Along with this, she assisted with youth movements: Eucharistic Crusade, ‘Ligue missionnaire’ and the ‘Jeunesse étudiante catholique’ (Young Catholic Students). Always positive, Sister René witnessed in this way:

“These different movements helped me with my spiritual life and in my apostolate; the closer I was to the children, the more I could see their generosity, but also their sadness. The years of the Economic Crisis during which I lived with Sister Marie Ermélinde, in the school in Hudon, deeply affected me. This Sister was so gentle with those who had ‘difficult personalities’, giving her full attention to the poor and showing complete generosity towards everyone.” – It could be said that Sister Laurette, without realizing it, was describing herself!

When she was 60 years old, Sister Laurette left teaching. For the following 30 years, this highly responsible woman was provincial bursar, in charge of employees and maintenance, oversaw the restoration work in Valleyfield and later at the Motherhouse. At 90 years of age, Sister Laurette retired to our convent at Ste-Martine where, always open to creating links, she provided a variety of services, especially as a receptionist; she also strengthened her prayer ministry.

In 2006, Sister Laurette a centenarian, was welcomed into the St-André Residence at Maison Jésus-Marie. Recently, she was admitted to the infirmary where she lived for only two weeks.

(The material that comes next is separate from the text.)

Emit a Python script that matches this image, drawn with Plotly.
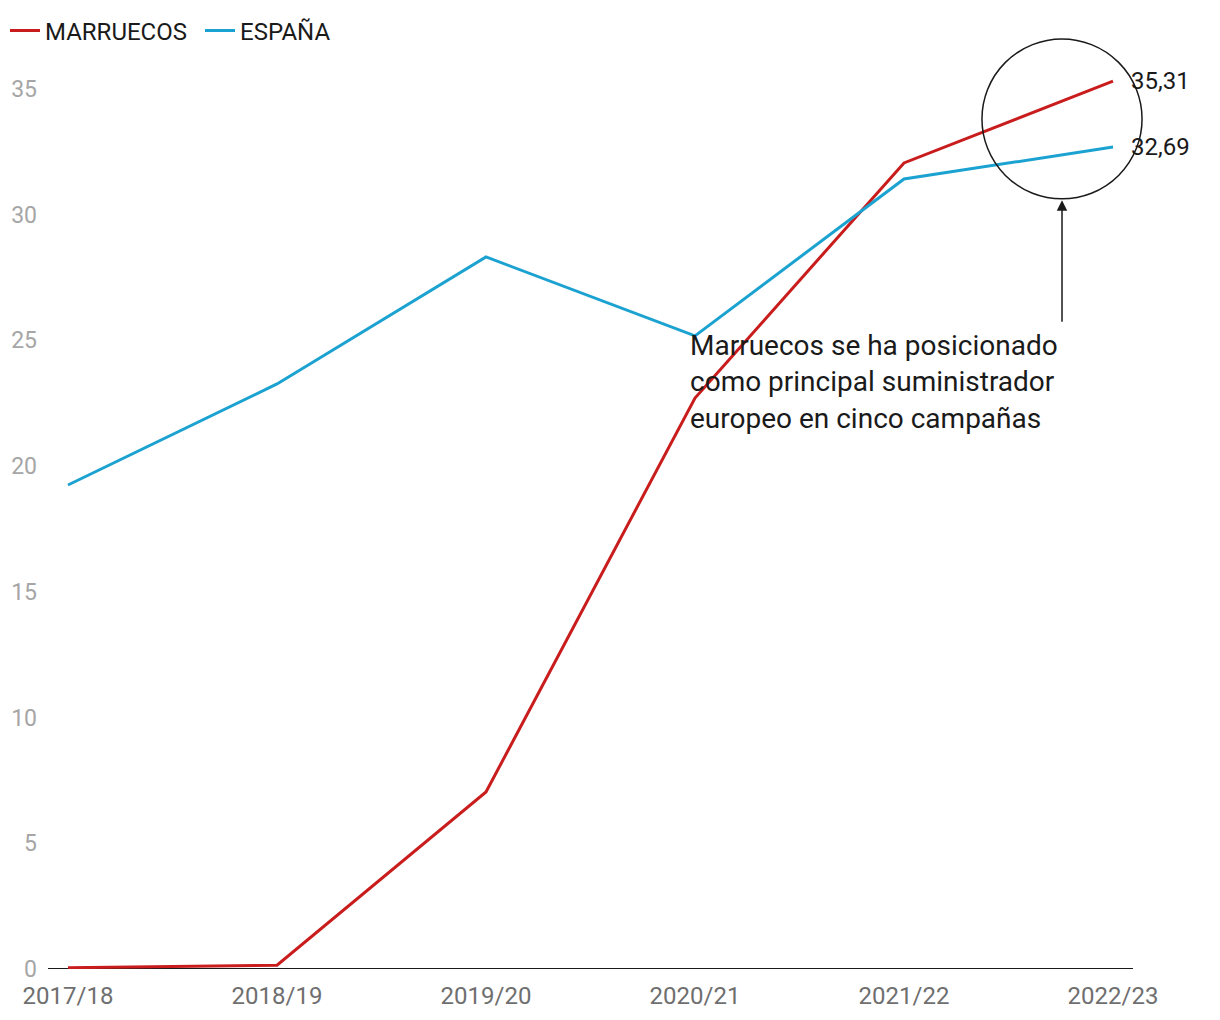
import plotly.graph_objects as go

campaigns = ["2017/18", "2018/19", "2019/20", "2020/21", "2021/22", "2022/23"]
marruecos = [0.05, 0.15, 7.04, 22.71, 32.06, 35.31]
espana = [19.25, 23.27, 28.32, 25.18, 31.42, 32.69]
y_ticks = [0, 5, 10, 15, 20, 25, 30, 35]
note = "Marruecos se ha posicionado<br>como principal suministrador<br>europeo en cinco campañas"

RED = "#c91d1d"
BLUE = "#1ba2d0"
FONT = "Roboto"

xi = list(range(len(campaigns)))
fig = go.Figure()
fig.add_trace(go.Scatter(x=xi, y=marruecos, mode="lines", name="MARRUECOS",
                         line=dict(color=RED, width=3)))
fig.add_trace(go.Scatter(x=xi, y=espana, mode="lines", name="ESPAÑA",
                         line=dict(color=BLUE, width=3)))

# zero baseline
fig.add_shape(type="line", xref="x", yref="y", x0=-0.0957, x1=len(campaigns) - 1 + 0.0957,
              y0=0, y1=0, line=dict(color="#1a1a1a", width=2), layer="below")

# end value labels
for series in (marruecos, espana):
    fig.add_annotation(x=xi[-1], y=series[-1], text=f"{series[-1]:.2f}".replace(".", ","),
                       showarrow=False, xanchor="left", yanchor="middle", xshift=16,
                       font=dict(family=FONT, size=24, color="#1a1a1a"))

# circle highlight
fig.add_shape(type="circle", xref="x", yref="y", x0=4.373, x1=5.139, y0=30.63, y1=36.99,
              line=dict(color="#1a1a1a", width=1.5))

# arrow
fig.add_annotation(x=4.756, y=30.58, ax=0, ay=123, text="", showarrow=True,
                   arrowhead=2, arrowsize=1.4, arrowwidth=1.5, arrowcolor="#1a1a1a", standoff=0)

# note text
fig.add_annotation(x=2.976, y=23.35, text=note, showarrow=False, xanchor="left",
                   yanchor="middle", align="left", xshift=-2,
                   font=dict(family=FONT, size=28, color="#1a1a1a"))

fig.update_layout(
    width=1220, height=1020,
    margin=dict(l=48, r=20, t=30, b=51, autoexpand=False),
    paper_bgcolor="white", plot_bgcolor="white",
    font=dict(family=FONT),
    showlegend=True,
    legend=dict(orientation="h", x=5 / 1220, xref="container", xanchor="left",
                y=1 - 31 / 1020, yref="container", yanchor="middle",
                font=dict(family=FONT, size=24, color="#1a1a1a"),
                itemwidth=30, tracegroupgap=0, entrywidth=150),
    xaxis=dict(range=[-0.0957, -0.0957 + 1152 / 209], tickmode="array", tickvals=xi,
               ticktext=campaigns, showgrid=False, zeroline=False, showline=False,
               ticks="", ticklabelstandoff=10,
               tickfont=dict(family=FONT, size=24, color="#6f6f6f")),
    yaxis=dict(range=[0, 939 / 25.143], tickmode="array", tickvals=y_ticks,
               showgrid=False, zeroline=False, showline=False, ticks="",
               ticklabelstandoff=10,
               tickfont=dict(family=FONT, size=23, color="#a6a6a6")),
)

fig.write_html("out.html")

What a valiant, gifted, noble woman!

 “Sister Laurette was a woman who was present to her community, her family, her former students, the Church, the world and even sports. Inquisitive, she had a taste for learning. Her spirit of service and her kindness made her attentive to the needs of her companions, turning her attention to those who were disadvantaged and most in need. As a Sister, her example was both invaluable and energizing.”

Lord, we thank you for all the good that she accomplished!